Si le Parlement, où nulle femme ne siège et où n’est entré aucun mandaté des femmes, manque parfois de prudence et de prévoyance, il manque aussi, on en conviendra, autant d’aptitude et d’autorité, pour élaborer des lois réglant les rapports humains, que manquerait d’aptitude et d’autorité, une Chambre exclusivement féminine pour légiférer, sur ce qui concerne hommes et femmes ; attendu que l’homme absent serait, comme est aujourd’hui la femme absente du Palais-Bourbon, victime de la partialité du sexe omnipotent.

Les hommes ne peuvent, sans le concours du sexe féminin, juger, en même temps, de ce qui leur convient à eux et de ce qu’il nous faut à nous ?

Les deux types qui forment l’espèce humaine doivent avoir voix au chapitre, quand il s’agit de régler leur propre destinée.

Les femmes faites citoyennes, régénèreront la politique et l’impulsion qu’elles feront donner aux affaires permettra bientôt aux Français de manifester la virilité des peuples neufs.

Les sauvegardiennes de la probité morale affermiront la droiture masculine en la vie publique :

En dépit de délits spéciaux inventés pour elles, les femmes, si nous en croyons les statistiques, faillissent moins que les hommes. Il y a beaucoup plus d’inculpés que d’inculpées.

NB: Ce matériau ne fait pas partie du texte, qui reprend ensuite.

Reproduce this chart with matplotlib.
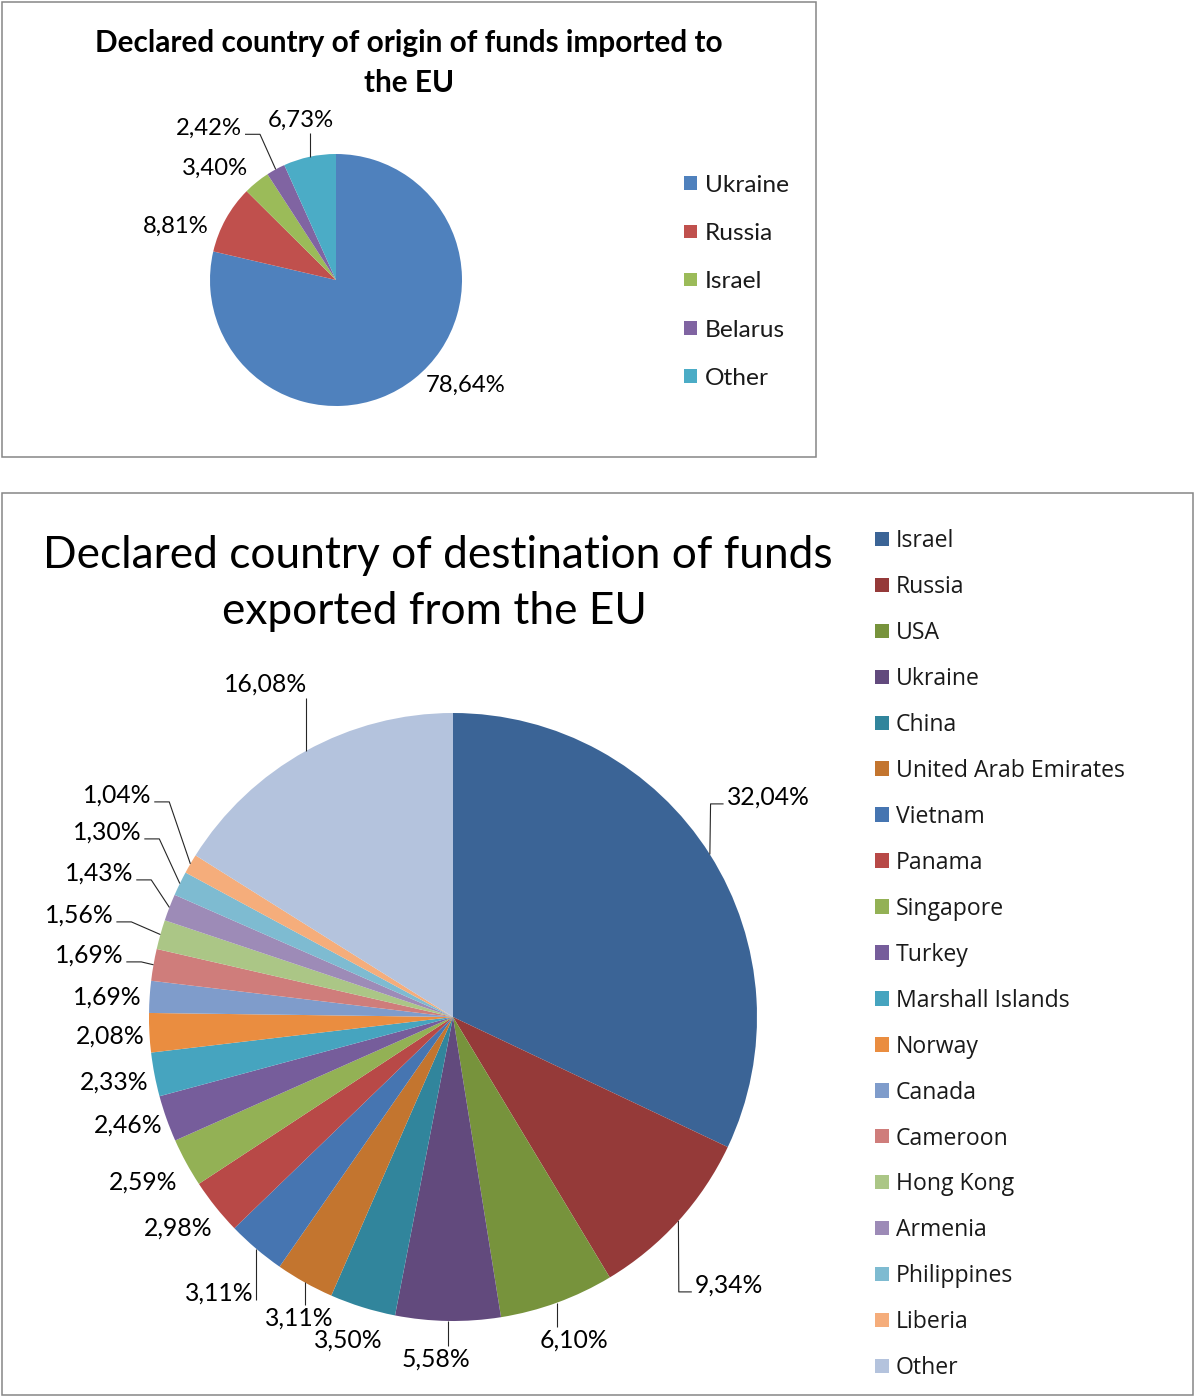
import matplotlib
matplotlib.use('Agg')
import matplotlib.pyplot as plt
from matplotlib.patches import Rectangle
import numpy as np

W, H = 1195, 1397

# funds imported to the EU, declared country of origin (%)
import_countries = ['Ukraine', 'Russia', 'Israel', 'Belarus', 'Other']
import_shares = [78.64, 8.81, 3.40, 2.42, 6.73]
import_colors = ['#4F81BD', '#C0504D', '#9BBB59', '#8064A2', '#4BACC6']

# funds exported from the EU, declared country of destination (%)
export_countries = ['Israel', 'Russia', 'USA', 'Ukraine', 'China',
                    'United Arab Emirates', 'Vietnam', 'Panama', 'Singapore',
                    'Turkey', 'Marshall Islands', 'Norway', 'Canada',
                    'Cameroon', 'Hong Kong', 'Armenia', 'Philippines',
                    'Liberia', 'Other']
export_shares = [32.04, 9.34, 6.10, 5.58, 3.50, 3.11, 3.11, 2.98, 2.59,
                 2.46, 2.33, 2.08, 1.69, 1.69, 1.56, 1.43, 1.30, 1.04, 16.08]
export_colors = ['#3B6496', '#953A39', '#77933C', '#624A7D', '#31859C',
                 '#C3752F', '#4675B1', '#B84947', '#93B155', '#765D9B',
                 '#46A4BF', '#EA8D40', '#7F9CCB', '#CF7D7B', '#ABC686',
                 '#9D8BB7', '#7EBBD1', '#F5AD7B', '#B4C3DD']

# where the percentage labels sit (pixels from top-left) and their leader style
import_label_pos = [(466, 385), (176, 226), (215, 168), (209, 128), (301, 120)]
import_leaders = [None, None, None, 'h', 'v']

export_label_pos = [(768, 797), (729, 1285), (574, 1340), (436, 1359),
                    (348, 1340), (299, 1318), (219, 1293), (178, 1228),
                    (143, 1182), (128, 1125), (114, 1082), (110, 1036),
                    (107, 997), (89, 955), (79, 915), (99, 873), (107, 832),
                    (117, 795), (266, 684)]
export_leaders = ['h', 'h', 'v', 'v', None, 'v', 'vs', None, None, None,
                  None, None, None, 'h', 'h', 'h', 'h', 'h', 'v']

plt.rcParams['font.family'] = ['Lato', 'DejaVu Sans']

fig = plt.figure(figsize=(W / 100, H / 100), dpi=100)
ax = fig.add_axes([0, 0, 1, 1])


def fy(y):
    return H - y


def set_limits():
    ax.set_xlim(0, W)
    ax.set_ylim(0, H)
    ax.set_aspect('equal')
    ax.axis('off')


def fmt(v):
    return f'{v:.2f}'.replace('.', ',') + '%'


def draw_box(x0, y0, x1, y1):
    ax.add_patch(Rectangle((x0, fy(y1)), x1 - x0, y1 - y0, fill=False,
                           ec='#868686', lw=1.1))


def draw_pie(shares, colors, cx, cy, r, label_pos, leaders, fs):
    wedges, _ = ax.pie(shares, colors=colors, startangle=90, counterclock=False,
                       center=(cx, fy(cy)), radius=r,
                       wedgeprops=dict(linewidth=0))
    set_limits()
    renderer = fig.canvas.get_renderer()
    for w, v, (lx, ly), kind in zip(wedges, shares, label_pos, leaders):
        t = ax.text(lx, fy(ly), fmt(v), ha='center', va='center',
                    fontsize=fs, color='black')
        if kind is None:
            continue
        mid = np.deg2rad((w.theta1 + w.theta2) / 2)
        ex = cx + r * np.cos(mid)
        ey = fy(cy) + r * np.sin(mid)
        bb = t.get_window_extent(renderer)
        base = bb.y0 + 0.2 * bb.height
        if kind == 'h':
            if bb.x0 > ex:
                near = bb.x0 - 3
                elbow = near - 13
            else:
                near = bb.x1 + 3
                elbow = near + 15
            xs, ys = [near, elbow, ex], [base, base, ey]
        elif kind == 'v':
            end = bb.y1 + 2 if ey > bb.y1 else bb.y0 - 2
            xs, ys = [ex, ex], [ey, end]
        else:
            xs, ys = [ex, ex], [ey, base]
        ax.plot(xs, ys, color='#262626', lw=0.8, solid_capstyle='butt')


def draw_legend(names, colors, x_sq, y_first, step, sq, x_txt, fs, family):
    cap = 0.72 * fs * 100 / 72
    for i, (name, c) in enumerate(zip(names, colors)):
        yc = fy(y_first + i * step)
        ax.add_patch(Rectangle((x_sq, yc - sq / 2), sq, sq, fc=c, ec='none'))
        ax.text(x_txt, yc - cap / 2, name, ha='left', va='baseline',
                fontsize=fs, family=family, color='#1a1a1a')


# top chart: imports
draw_box(2, 2, 816, 457)
ax.text(409, fy(52), 'Declared country of origin of funds imported to',
        ha='center', va='baseline', fontsize=21.4, fontweight='bold')
ax.text(409, fy(92), 'the EU', ha='center', va='baseline', fontsize=21.4,
        fontweight='bold')
draw_pie(import_shares, import_colors, 336, 280, 126,
         import_label_pos, import_leaders, 17.2)
draw_legend(import_countries, import_colors, 684, 183, 48.25, 13.5, 705,
            17.6, ['Lato', 'DejaVu Sans'])

# bottom chart: exports
draw_box(2, 493, 1193, 1395)
ax.text(438, fy(568), 'Declared country of destination of funds',
        ha='center', va='baseline', fontsize=31.9)
ax.text(434, fy(624), 'exported from the EU', ha='center', va='baseline',
        fontsize=31.9)
draw_pie(export_shares, export_colors, 453, 1017, 304,
         export_label_pos, export_leaders, 17.8)
draw_legend(export_countries, export_colors, 875, 539, 45.94, 14.5, 896,
            16.6, ['Open Sans', 'DejaVu Sans'])

set_limits()
fig.savefig('out.png', dpi=100)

Puisqu’il est établi que la femme résiste plus à l’excitation au mal, que l’homme ; pourquoi ne pas garantir celui-ci contre ses propres défaillances en la lui adjoignant au gouvernail ?

Les maisons de secours se joignent aux statistiques, pour attester la supériorité morale de la femme, frappée d’infériorité légale.

Dans les établissements charitables, on rencontre surtout un public d’hommes, c’est-à-dire le sexe qui a en la vie, l’argent et les positions.

L’homme a dans la société le monopole du travail lucratif, il gagne plus souvent 8 francs que la femme 2 francs. Cependant, dès le premier jour de chômage le voilà réduit à la mendicité.

La femme qui est exclue des gros gains tend moins que l’homme la main.

Est-ce parce qu’elle a plus de dignité et moins de vices ? Ou est-ce parce qu’avec des centimes elle trouve mieux le moyen de parer à la disette que l’homme avec ses 8 francs quotidiens ?

Comment peut-on charger seul du soin de gouverner les autres, l’homme sans prévoyance qui n’est point apte à se gouverner lui-même ?

Pour les Français aimant les lendemains sûrs, la gestion du sexe masculin, qui avec son salaire convenable ne parvient à se suffire, offre beaucoup moins de garanties que celle du sexe féminin qui, à force d’ordre, d’ingéniosité, se tire d’affaire en sa perpétuelle pénurie d’argent.